*Exercise brief:* State how many lines in the listing below include the word "this". Give nothing but the number.

Dataset excerpt
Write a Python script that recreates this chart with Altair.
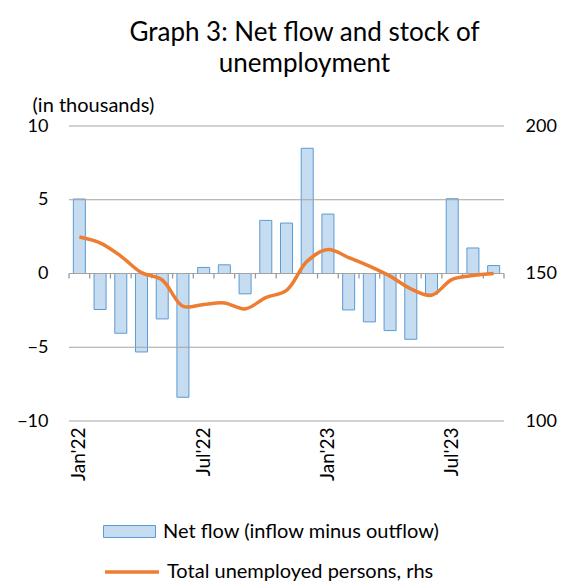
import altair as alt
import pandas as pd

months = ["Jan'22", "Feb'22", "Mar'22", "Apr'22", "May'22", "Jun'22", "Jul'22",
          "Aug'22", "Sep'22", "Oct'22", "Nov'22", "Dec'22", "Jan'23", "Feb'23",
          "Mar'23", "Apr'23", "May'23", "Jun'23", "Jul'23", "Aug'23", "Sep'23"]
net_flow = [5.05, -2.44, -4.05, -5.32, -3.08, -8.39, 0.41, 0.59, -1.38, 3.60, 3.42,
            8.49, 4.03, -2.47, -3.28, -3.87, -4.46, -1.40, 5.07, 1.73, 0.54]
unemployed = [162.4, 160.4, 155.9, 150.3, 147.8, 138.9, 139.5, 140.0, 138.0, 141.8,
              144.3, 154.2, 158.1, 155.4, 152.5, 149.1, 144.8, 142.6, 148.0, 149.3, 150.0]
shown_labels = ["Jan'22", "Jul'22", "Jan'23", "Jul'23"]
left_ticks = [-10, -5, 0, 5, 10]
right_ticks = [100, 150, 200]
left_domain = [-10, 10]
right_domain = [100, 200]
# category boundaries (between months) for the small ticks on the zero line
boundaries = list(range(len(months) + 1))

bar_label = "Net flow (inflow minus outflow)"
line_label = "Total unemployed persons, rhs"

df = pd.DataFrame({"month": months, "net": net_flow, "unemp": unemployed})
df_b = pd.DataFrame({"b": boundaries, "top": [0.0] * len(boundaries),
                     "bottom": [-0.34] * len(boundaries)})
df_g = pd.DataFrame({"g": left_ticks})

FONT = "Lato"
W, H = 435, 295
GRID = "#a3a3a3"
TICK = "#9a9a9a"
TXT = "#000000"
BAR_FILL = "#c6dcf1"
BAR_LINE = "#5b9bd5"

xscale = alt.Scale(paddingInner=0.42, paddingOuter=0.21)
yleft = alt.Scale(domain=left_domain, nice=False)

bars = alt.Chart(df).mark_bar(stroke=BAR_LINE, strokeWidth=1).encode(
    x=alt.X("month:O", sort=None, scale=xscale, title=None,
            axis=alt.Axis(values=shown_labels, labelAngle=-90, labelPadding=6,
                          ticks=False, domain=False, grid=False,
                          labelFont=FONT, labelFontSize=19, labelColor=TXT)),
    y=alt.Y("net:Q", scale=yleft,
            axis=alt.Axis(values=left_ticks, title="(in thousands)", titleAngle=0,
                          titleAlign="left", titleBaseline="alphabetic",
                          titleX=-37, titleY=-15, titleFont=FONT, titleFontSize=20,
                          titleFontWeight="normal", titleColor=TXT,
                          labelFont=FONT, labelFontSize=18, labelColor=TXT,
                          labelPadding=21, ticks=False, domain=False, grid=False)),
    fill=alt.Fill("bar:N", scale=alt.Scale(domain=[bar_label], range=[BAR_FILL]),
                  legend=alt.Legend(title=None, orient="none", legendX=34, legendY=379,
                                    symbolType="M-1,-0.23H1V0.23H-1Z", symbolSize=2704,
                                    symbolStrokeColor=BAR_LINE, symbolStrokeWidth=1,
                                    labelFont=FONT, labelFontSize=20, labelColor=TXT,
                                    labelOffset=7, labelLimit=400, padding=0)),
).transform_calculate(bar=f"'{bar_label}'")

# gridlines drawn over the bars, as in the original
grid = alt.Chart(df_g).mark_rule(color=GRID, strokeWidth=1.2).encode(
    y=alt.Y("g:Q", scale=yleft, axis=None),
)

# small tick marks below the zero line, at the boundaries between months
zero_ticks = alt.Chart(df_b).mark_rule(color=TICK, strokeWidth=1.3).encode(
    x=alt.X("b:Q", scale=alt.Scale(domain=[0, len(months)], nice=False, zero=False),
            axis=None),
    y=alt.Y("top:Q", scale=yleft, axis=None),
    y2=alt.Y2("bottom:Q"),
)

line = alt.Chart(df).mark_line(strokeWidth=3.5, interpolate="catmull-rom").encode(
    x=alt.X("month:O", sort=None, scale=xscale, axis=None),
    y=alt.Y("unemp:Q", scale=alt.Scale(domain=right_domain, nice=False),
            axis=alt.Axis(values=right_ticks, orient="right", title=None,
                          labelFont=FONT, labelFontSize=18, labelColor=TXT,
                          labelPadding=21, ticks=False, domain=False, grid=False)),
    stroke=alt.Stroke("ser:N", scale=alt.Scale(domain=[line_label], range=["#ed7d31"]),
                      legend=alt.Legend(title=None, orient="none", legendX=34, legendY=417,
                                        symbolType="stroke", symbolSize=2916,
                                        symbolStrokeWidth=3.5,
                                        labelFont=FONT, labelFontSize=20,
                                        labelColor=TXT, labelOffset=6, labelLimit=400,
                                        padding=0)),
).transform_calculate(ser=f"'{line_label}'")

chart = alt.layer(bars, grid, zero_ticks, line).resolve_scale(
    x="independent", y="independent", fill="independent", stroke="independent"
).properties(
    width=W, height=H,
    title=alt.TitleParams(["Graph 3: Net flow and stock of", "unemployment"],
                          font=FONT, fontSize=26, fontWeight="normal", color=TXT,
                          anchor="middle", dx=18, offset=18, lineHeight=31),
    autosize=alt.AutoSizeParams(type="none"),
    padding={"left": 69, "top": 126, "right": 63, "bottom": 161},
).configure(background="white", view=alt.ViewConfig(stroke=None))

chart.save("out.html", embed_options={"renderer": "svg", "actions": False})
...
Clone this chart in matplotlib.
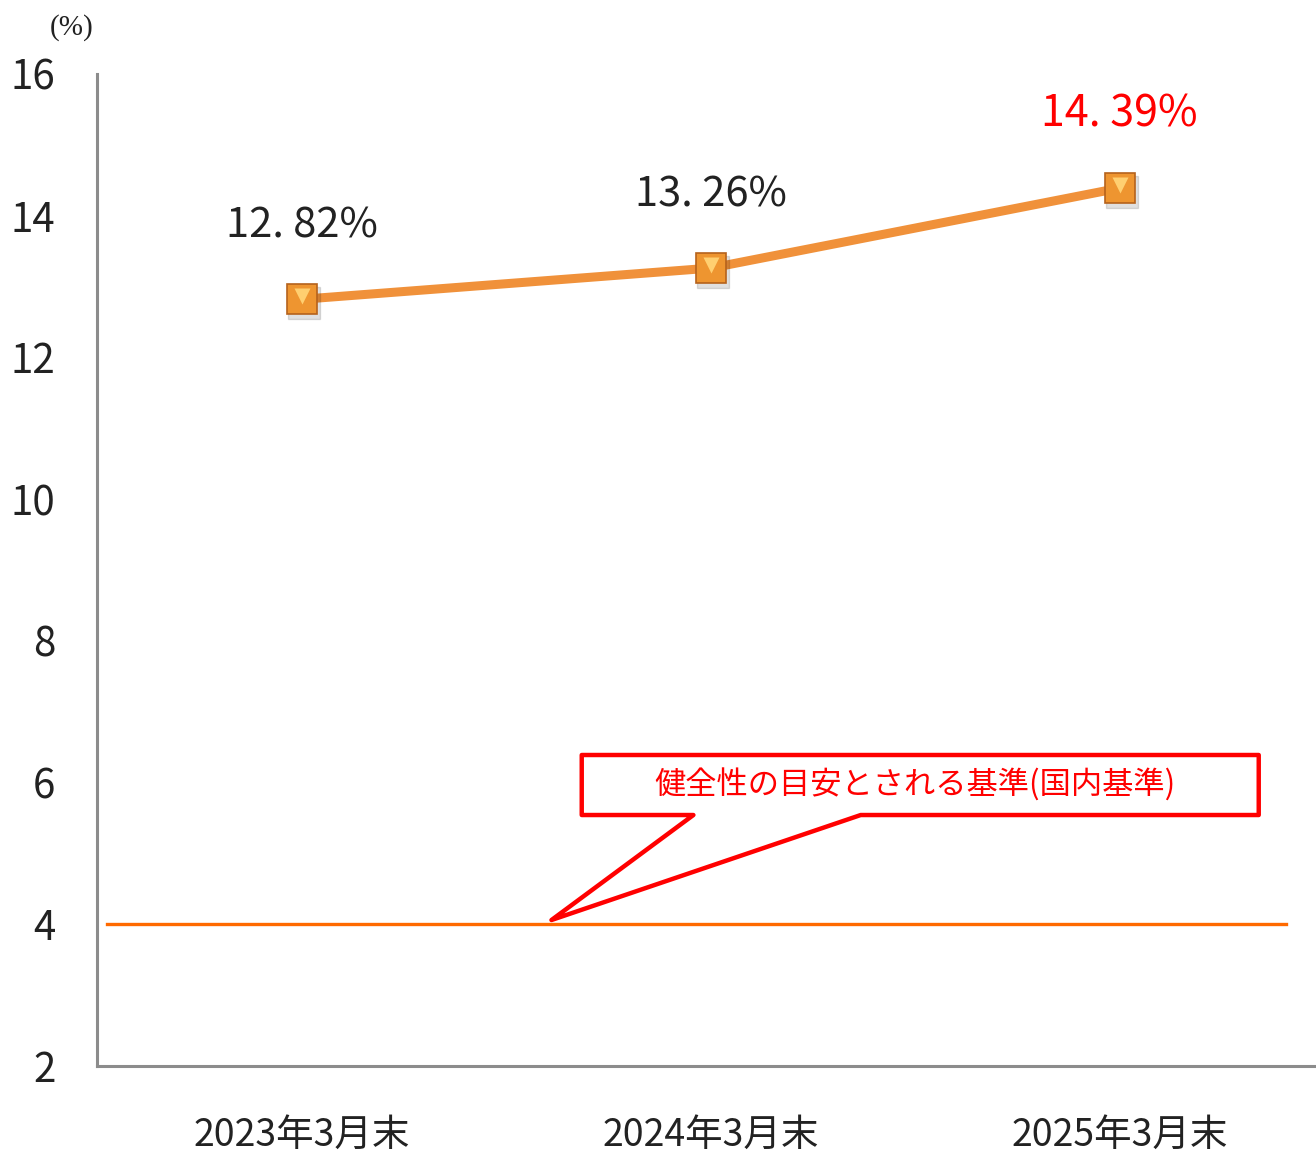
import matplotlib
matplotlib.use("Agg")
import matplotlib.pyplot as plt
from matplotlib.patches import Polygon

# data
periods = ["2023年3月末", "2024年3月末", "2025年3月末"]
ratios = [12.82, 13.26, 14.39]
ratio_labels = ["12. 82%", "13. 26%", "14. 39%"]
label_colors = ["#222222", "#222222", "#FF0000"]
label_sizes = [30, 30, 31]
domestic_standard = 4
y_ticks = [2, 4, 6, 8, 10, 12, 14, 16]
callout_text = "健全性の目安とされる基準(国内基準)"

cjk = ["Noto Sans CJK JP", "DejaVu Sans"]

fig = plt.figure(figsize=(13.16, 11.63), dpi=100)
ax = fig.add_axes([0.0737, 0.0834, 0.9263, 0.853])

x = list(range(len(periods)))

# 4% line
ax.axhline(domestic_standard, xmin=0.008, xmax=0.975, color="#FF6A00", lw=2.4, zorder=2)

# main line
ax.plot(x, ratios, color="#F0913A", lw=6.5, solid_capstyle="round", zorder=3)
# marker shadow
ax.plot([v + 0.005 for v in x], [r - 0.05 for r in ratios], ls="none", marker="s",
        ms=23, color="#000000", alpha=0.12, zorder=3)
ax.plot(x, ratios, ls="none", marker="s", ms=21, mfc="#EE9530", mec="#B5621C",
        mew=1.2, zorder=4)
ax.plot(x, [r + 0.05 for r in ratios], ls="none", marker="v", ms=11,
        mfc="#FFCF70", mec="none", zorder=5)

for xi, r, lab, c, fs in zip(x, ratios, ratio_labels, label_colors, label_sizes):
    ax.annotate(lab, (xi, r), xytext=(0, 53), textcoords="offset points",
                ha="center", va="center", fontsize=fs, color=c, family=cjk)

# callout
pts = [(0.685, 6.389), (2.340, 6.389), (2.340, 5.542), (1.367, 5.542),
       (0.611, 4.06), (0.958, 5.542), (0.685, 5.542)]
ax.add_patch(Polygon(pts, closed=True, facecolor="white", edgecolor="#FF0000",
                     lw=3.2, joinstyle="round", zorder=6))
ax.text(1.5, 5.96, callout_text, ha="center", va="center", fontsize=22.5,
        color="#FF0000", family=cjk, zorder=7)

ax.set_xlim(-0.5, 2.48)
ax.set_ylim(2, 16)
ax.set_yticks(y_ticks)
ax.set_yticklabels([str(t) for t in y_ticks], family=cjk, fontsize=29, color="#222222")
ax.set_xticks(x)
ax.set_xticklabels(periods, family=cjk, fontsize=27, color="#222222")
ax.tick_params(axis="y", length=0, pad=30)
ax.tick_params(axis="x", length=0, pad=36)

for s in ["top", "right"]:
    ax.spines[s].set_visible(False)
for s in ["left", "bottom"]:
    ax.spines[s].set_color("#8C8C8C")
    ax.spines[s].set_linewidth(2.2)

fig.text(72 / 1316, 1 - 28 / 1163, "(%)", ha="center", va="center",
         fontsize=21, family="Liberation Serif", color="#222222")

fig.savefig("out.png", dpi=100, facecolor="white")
...
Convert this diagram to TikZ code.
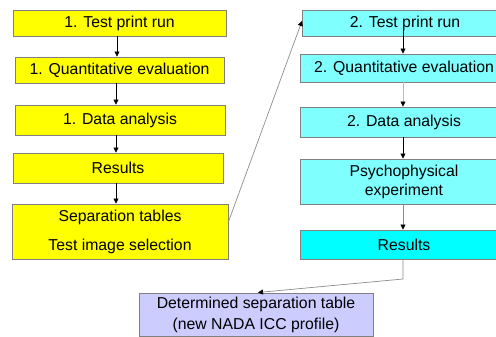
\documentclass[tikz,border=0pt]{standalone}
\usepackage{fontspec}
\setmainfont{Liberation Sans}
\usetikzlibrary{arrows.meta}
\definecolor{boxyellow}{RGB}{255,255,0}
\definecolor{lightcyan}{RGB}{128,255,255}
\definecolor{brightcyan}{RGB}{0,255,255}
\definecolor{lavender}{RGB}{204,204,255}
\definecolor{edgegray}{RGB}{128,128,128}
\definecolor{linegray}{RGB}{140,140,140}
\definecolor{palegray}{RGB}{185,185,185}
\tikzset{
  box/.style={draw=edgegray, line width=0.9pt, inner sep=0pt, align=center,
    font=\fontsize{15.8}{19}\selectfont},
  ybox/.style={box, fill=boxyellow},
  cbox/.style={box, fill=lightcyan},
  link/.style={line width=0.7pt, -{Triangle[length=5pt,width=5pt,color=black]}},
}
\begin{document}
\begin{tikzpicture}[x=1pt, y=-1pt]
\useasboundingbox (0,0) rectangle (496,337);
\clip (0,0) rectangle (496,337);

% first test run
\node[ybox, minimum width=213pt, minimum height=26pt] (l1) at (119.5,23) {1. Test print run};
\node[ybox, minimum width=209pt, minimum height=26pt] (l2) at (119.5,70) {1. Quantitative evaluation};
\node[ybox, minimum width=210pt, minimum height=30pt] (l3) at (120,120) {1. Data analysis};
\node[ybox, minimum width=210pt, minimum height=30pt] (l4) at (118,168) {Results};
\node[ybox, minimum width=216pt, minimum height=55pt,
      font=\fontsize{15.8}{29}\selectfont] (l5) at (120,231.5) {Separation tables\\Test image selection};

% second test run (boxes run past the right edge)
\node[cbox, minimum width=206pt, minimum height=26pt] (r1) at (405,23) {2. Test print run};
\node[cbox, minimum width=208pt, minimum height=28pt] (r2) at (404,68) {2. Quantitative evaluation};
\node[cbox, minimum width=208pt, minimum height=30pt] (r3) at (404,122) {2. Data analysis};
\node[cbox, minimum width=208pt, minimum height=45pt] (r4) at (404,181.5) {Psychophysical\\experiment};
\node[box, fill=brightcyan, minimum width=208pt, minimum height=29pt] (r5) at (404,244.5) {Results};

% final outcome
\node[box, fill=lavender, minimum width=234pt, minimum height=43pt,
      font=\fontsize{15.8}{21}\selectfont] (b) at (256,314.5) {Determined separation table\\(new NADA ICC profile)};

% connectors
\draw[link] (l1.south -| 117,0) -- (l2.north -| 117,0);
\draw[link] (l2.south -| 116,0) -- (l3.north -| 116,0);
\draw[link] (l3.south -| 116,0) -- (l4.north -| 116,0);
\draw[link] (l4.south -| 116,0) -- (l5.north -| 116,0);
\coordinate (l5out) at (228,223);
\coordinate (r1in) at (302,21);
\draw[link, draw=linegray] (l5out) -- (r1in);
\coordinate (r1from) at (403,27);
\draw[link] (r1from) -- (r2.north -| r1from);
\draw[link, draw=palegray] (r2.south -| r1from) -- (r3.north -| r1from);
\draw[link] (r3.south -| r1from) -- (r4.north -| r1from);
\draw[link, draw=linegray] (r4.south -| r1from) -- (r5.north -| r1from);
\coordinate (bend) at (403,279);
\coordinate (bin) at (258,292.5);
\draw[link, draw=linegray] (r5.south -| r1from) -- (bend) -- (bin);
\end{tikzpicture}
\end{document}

*Worked answer:* 3